◆ GOAL: Copy each record exactly as it reads, leaving out any pictures it holds.
Start of MATERIAL
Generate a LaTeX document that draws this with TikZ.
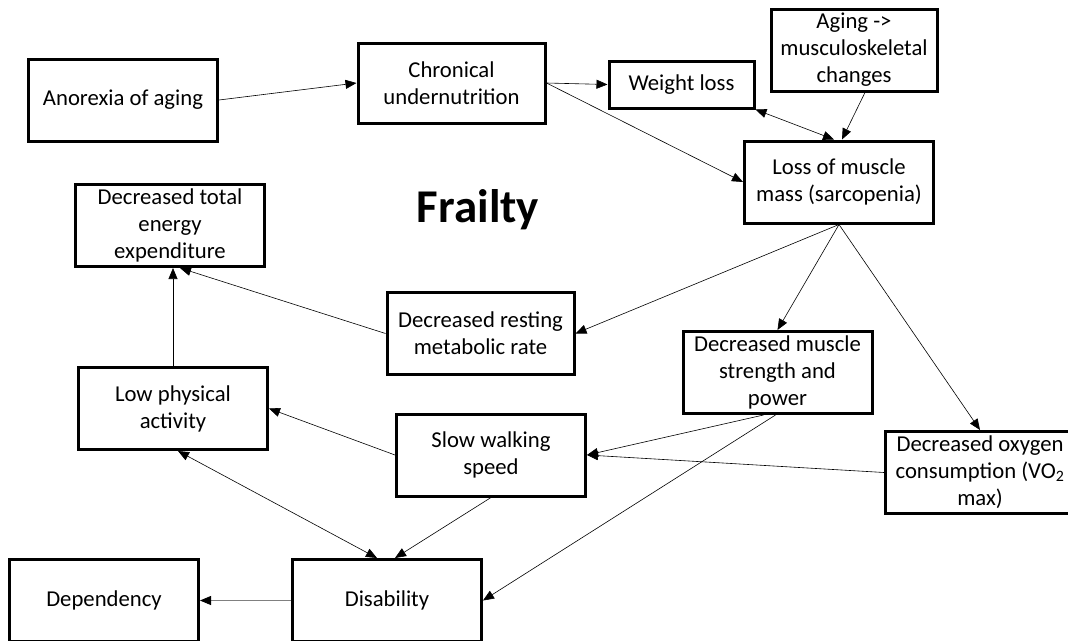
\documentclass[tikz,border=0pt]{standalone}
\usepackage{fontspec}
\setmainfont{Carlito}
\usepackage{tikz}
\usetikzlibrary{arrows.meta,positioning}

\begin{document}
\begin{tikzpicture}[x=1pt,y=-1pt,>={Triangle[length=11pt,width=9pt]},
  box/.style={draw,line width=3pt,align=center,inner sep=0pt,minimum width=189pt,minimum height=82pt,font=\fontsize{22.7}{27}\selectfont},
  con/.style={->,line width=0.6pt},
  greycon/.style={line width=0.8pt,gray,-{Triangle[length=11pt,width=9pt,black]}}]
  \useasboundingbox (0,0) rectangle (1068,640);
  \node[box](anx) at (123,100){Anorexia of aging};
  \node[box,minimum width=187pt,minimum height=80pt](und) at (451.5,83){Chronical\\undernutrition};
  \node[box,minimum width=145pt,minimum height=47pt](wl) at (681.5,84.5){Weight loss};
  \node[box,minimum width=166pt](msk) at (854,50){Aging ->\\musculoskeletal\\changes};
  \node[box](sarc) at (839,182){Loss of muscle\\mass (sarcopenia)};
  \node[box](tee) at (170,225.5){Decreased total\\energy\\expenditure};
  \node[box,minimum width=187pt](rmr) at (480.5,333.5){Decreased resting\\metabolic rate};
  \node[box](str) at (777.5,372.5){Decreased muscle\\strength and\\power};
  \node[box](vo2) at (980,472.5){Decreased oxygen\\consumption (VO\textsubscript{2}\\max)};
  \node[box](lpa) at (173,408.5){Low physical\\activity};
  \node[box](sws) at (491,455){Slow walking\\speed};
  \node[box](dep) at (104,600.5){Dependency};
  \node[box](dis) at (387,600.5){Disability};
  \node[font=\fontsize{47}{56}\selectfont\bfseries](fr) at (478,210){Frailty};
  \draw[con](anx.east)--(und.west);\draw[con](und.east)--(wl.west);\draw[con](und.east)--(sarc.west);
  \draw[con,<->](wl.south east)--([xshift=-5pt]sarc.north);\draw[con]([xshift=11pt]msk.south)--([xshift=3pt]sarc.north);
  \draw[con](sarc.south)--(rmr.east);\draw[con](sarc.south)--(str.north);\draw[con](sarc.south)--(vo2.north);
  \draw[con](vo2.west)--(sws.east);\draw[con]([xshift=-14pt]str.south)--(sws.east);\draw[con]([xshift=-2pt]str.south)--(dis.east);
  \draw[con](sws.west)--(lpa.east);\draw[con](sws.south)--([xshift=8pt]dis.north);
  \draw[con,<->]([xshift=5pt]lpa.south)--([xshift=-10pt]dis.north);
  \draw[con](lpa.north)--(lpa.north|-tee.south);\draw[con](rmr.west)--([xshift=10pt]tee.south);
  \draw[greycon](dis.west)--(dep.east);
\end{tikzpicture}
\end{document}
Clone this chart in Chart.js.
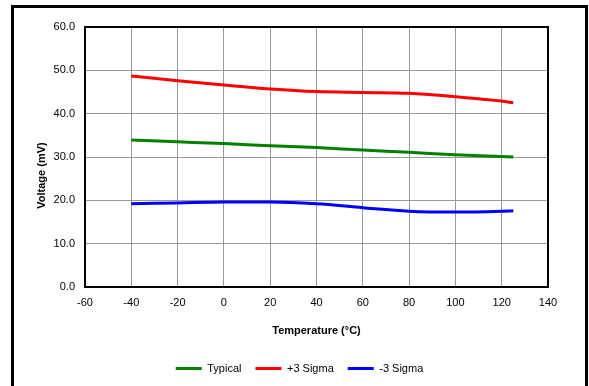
End of MATERIAL
◆ SOLUTION FOR THIS TASK:
Generate a LaTeX document that draws this with TikZ.
\documentclass[tikz,border=0pt]{standalone}
\usepackage{fontspec}
\setmainfont{Carlito}
\usepackage{tikz}
\usetikzlibrary{arrows.meta,positioning}

\begin{document}
\begin{tikzpicture}[x=1pt,y=-1pt,>={Triangle[length=11pt,width=9pt]},
  box/.style={draw,line width=3pt,align=center,inner sep=0pt,minimum width=189pt,minimum height=82pt,font=\fontsize{22.7}{27}\selectfont},
  con/.style={->,line width=0.6pt},
  greycon/.style={line width=0.8pt,gray,-{Triangle[length=11pt,width=9pt,black]}}]
  \useasboundingbox (0,0) rectangle (1068,640);
  \node[box](anx) at (123,100){Anorexia of aging};
  \node[box,minimum width=187pt,minimum height=80pt](und) at (451.5,83){Chronical\\undernutrition};
  \node[box,minimum width=145pt,minimum height=47pt](wl) at (681.5,84.5){Weight loss};
  \node[box,minimum width=166pt](msk) at (854,50){Aging ->\\musculoskeletal\\changes};
  \node[box](sarc) at (839,182){Loss of muscle\\mass (sarcopenia)};
  \node[box](tee) at (170,225.5){Decreased total\\energy\\expenditure};
  \node[box,minimum width=187pt](rmr) at (480.5,333.5){Decreased resting\\metabolic rate};
  \node[box](str) at (777.5,372.5){Decreased muscle\\strength and\\power};
  \node[box](vo2) at (980,472.5){Decreased oxygen\\consumption (VO\textsubscript{2}\\max)};
  \node[box](lpa) at (173,408.5){Low physical\\activity};
  \node[box](sws) at (491,455){Slow walking\\speed};
  \node[box](dep) at (104,600.5){Dependency};
  \node[box](dis) at (387,600.5){Disability};
  \node[font=\fontsize{47}{56}\selectfont\bfseries](fr) at (478,210){Frailty};
  \draw[con](anx.east)--(und.west);\draw[con](und.east)--(wl.west);\draw[con](und.east)--(sarc.west);
  \draw[con,<->](wl.south east)--([xshift=-5pt]sarc.north);\draw[con]([xshift=11pt]msk.south)--([xshift=3pt]sarc.north);
  \draw[con](sarc.south)--(rmr.east);\draw[con](sarc.south)--(str.north);\draw[con](sarc.south)--(vo2.north);
  \draw[con](vo2.west)--(sws.east);\draw[con]([xshift=-14pt]str.south)--(sws.east);\draw[con]([xshift=-2pt]str.south)--(dis.east);
  \draw[con](sws.west)--(lpa.east);\draw[con](sws.south)--([xshift=8pt]dis.north);
  \draw[con,<->]([xshift=5pt]lpa.south)--([xshift=-10pt]dis.north);
  \draw[con](lpa.north)--(lpa.north|-tee.south);\draw[con](rmr.west)--([xshift=10pt]tee.south);
  \draw[greycon](dis.west)--(dep.east);
\end{tikzpicture}
\end{document}
Clone this chart in Chart.js.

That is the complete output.